La jurisprudence appréhende traditionnellement la question en y voyant dans la saisine d’une juridiction non spécialisée en droit des pratiques restrictives un cas de défaut de pouvoir juridictionnel synonyme d’irrecevabilité de la demande initiale ou incidente.
La Cour de cassation sanctionne la saisine d’une juridiction non spécialisée en matière concurrentielle par une fin de non-recevoir tirée du défaut de pouvoir juridictionnel en lieu et place d’une incompétence.
Dès lors, lorsqu’un défendeur à une action fondée sur le droit commun présente une demande reconventionnelle en invoquant les dispositions de L’article L442-6 III devenu l’article L442-4 III du Code de commerce, la demande du demandeur est jugée irrecevable en raison du défaut de pouvoir juridictionnel de la juridiction saisie non spécialisée.
La doctrine a inlassablement critiqué cette jurisprudence tant du point de vue des concepts que des effets qu’elle engendre.
Cette construction jurisprudentielle complexe ne correspond pas à la terminologie des articles D442-3 et D442-4 devenu l’article D442-2 et D442-3 du Code de Commerce lesquels se réfèrent à la compétence de ces juridictions et non à leur pouvoir juridictionnel.
Cela aboutit à des solutions confuses et génératrices pour les parties d’une insécurité juridique quant à al détermination de la juridiction ou de leur cour d’Appel pouvant connaitre de leurs actions, de leurs prétentions ou de leurs recours.
C’est peu dire que le revirement était espéré.
Tout d’abord, la règle découlant de l’application combinée des articles L442-6 III devenu l’article L442-4 III et D442-3 devenu l’article D442-2 du Code de Commerce, désignant les juridictions spécialisées pour connaître de l’application des dispositions des I et II de l’article 442-6 précité devenu l’article L442-1 institue désormais une règle de compétence d’attribution exclusive et non une fin de non-recevoir.

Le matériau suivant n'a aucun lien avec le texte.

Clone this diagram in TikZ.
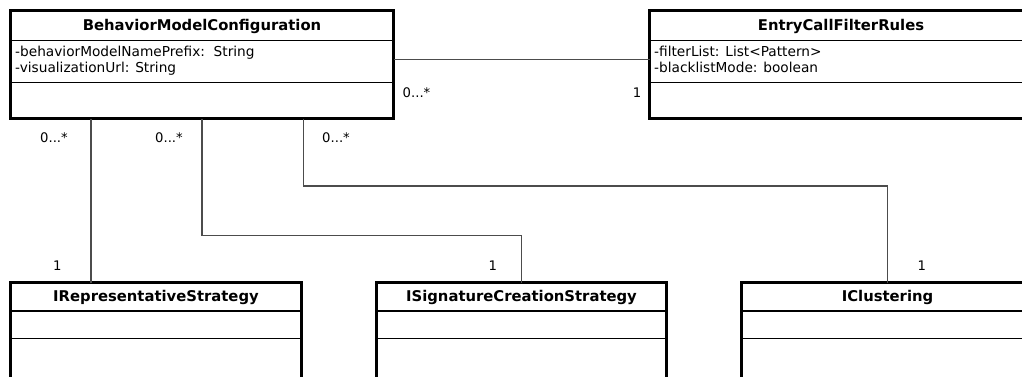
\documentclass[tikz,border=0pt]{standalone}
\usepackage{fontspec}
\setmainfont{DejaVu Sans}
\begin{document}
\begin{tikzpicture}[x=1pt,y=-1pt,
  classbox/.style={draw=black, line width=3pt, fill=white, rectangle,
    inner sep=0pt, outer sep=0pt},
  compsep/.style={draw=black, line width=1.1pt},
  assoc/.style={draw=black!70, line width=1.1pt},
  classname/.style={font=\fontsize{14.8}{17}\selectfont\bfseries, inner sep=0pt, anchor=base},
  attr/.style={font=\fontsize{13.7}{16}\selectfont, inner sep=0pt, anchor=base west},
  mult/.style={font=\fontsize{13.2}{16}\selectfont, inner sep=0pt},
]
\useasboundingbox (0,0) rectangle (1022,377);
\clip (0,0) rectangle (1022,377);

% class boxes
\node[classbox, minimum width=383pt, minimum height=108.5pt] (bmc) at (202,64.75) {};
\node[classbox, minimum width=383pt, minimum height=108.5pt] (ecfr) at (841,64.75) {};
\node[classbox, minimum width=291pt, minimum height=150pt] (irep) at (156,357.5) {};
\node[classbox, minimum width=290pt, minimum height=150pt] (isig) at (521.5,357.5) {};
\node[classbox, minimum width=292pt, minimum height=150pt] (iclu) at (887.5,357.5) {};

% compartment separators
\foreach \b in {bmc,ecfr}{
  \draw[compsep] (\b.west |- 0,40.7) -- (\b.east |- 0,40.7);
  \draw[compsep] (\b.west |- 0,82.3) -- (\b.east |- 0,82.3);
}
\foreach \b in {irep,isig,iclu}{
  \draw[compsep] (\b.west |- 0,311) -- (\b.east |- 0,311);
  \draw[compsep] (\b.west |- 0,338.3) -- (\b.east |- 0,338.3);
}

% class names
\node[classname] (bmcName) at (bmc.north |- 0,30.7) {BehaviorModelConfiguration};
\node[classname] (ecfrName) at (ecfr.north |- 0,30.7) {EntryCallFilterRules};
\node[classname] (irepName) at (irep.north |- 0,301.5) {IRepresentativeStrategy};
\node[classname] (isigName) at (isig.north |- 0,301.5) {ISignatureCreationStrategy};
\node[classname] (icluName) at (iclu.north |- 0,301.5) {IClustering};

% attributes
\node[attr] (bmcA1) at ([xshift=4.5pt]bmc.west |- 0,56.7) {-behaviorModelNamePrefix:\ \ String};
\node[attr] (bmcA2) at ([xshift=4.5pt]bmc.west |- 0,72.7) {-visualizationUrl: String};
\node[attr] (ecfrA1) at ([xshift=4.5pt]ecfr.west |- 0,56.7) {-filterList: List<Pattern>};
\node[attr] (ecfrA2) at ([xshift=4.5pt]ecfr.west |- 0,72.7) {-blacklistMode: boolean};

% associations
\coordinate (c1) at (91,0);
\coordinate (c2) at (202,0);
\coordinate (c3) at (303.5,0);
\coordinate (h2) at (0,235.7);
\coordinate (h3) at (0,186);
\draw[assoc] ([yshift=5.45pt]bmc.east) -- ([yshift=5.45pt]ecfr.west);
\draw[assoc] (bmc.south -| c1) -- (irep.north -| c1);
\draw[assoc] (bmc.south -| c2) -- (c2 |- h2) -| (isig.north);
\draw[assoc] (bmc.south -| c3) -- (c3 |- h3) -| (iclu.north);

% multiplicities
\node[mult] (m1) at (416.5,93) {0...*};
\node[mult] (m2) at (637,93) {1};
\node[mult] (m3) at (54,138) {0...*};
\node[mult] (m4) at (169,138) {0...*};
\node[mult] (m5) at (336,138) {0...*};
\node[mult] (m6) at (57.3,265.7) {1};
\node[mult] (m7) at (492.7,265.7) {1};
\node[mult] (m8) at (921.7,265.7) {1};
\end{tikzpicture}
\end{document}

La sanction est donc renversée.
Dés lors lorsqu’un défendeur à une action fondée sur le droit commun présente une demande reconventionnelle en invoquant les dispositions de l’article L442-6 III devenu l’article L442-4 III du Code de commerce, la juridiction saisie non spécialisée doit, si son incompétence est soulevée, selon les circonstances et l’interdépendance des demandes : soit se déclarer incompétente au profit de la juridiction désignée par ce texte et surseoir à statuer dans l’attente que cette juridiction spécialisée ait statué sur la demande, soit renvoyer l’affaire pour le tout devant cette juridiction spécialisée.
La saisine d’une juridiction non spécialisée en matière de pratiques restrictives de concurrence se paie, non plus d’une irrecevabilité de la demande mais d’une incompétence de la juridiction à raison de la méconnaissance des règles de compétence d’attribution exclusive.
C’est dès lors le régime des exceptions de procédure qui doit être scrupuleusement observé par les parties.
Pour les juridictions non spécialisées qui s’estimeraient incompétentes, cela entrainera la transmission directe du dossier à la juridiction spécialisée jugée compétente.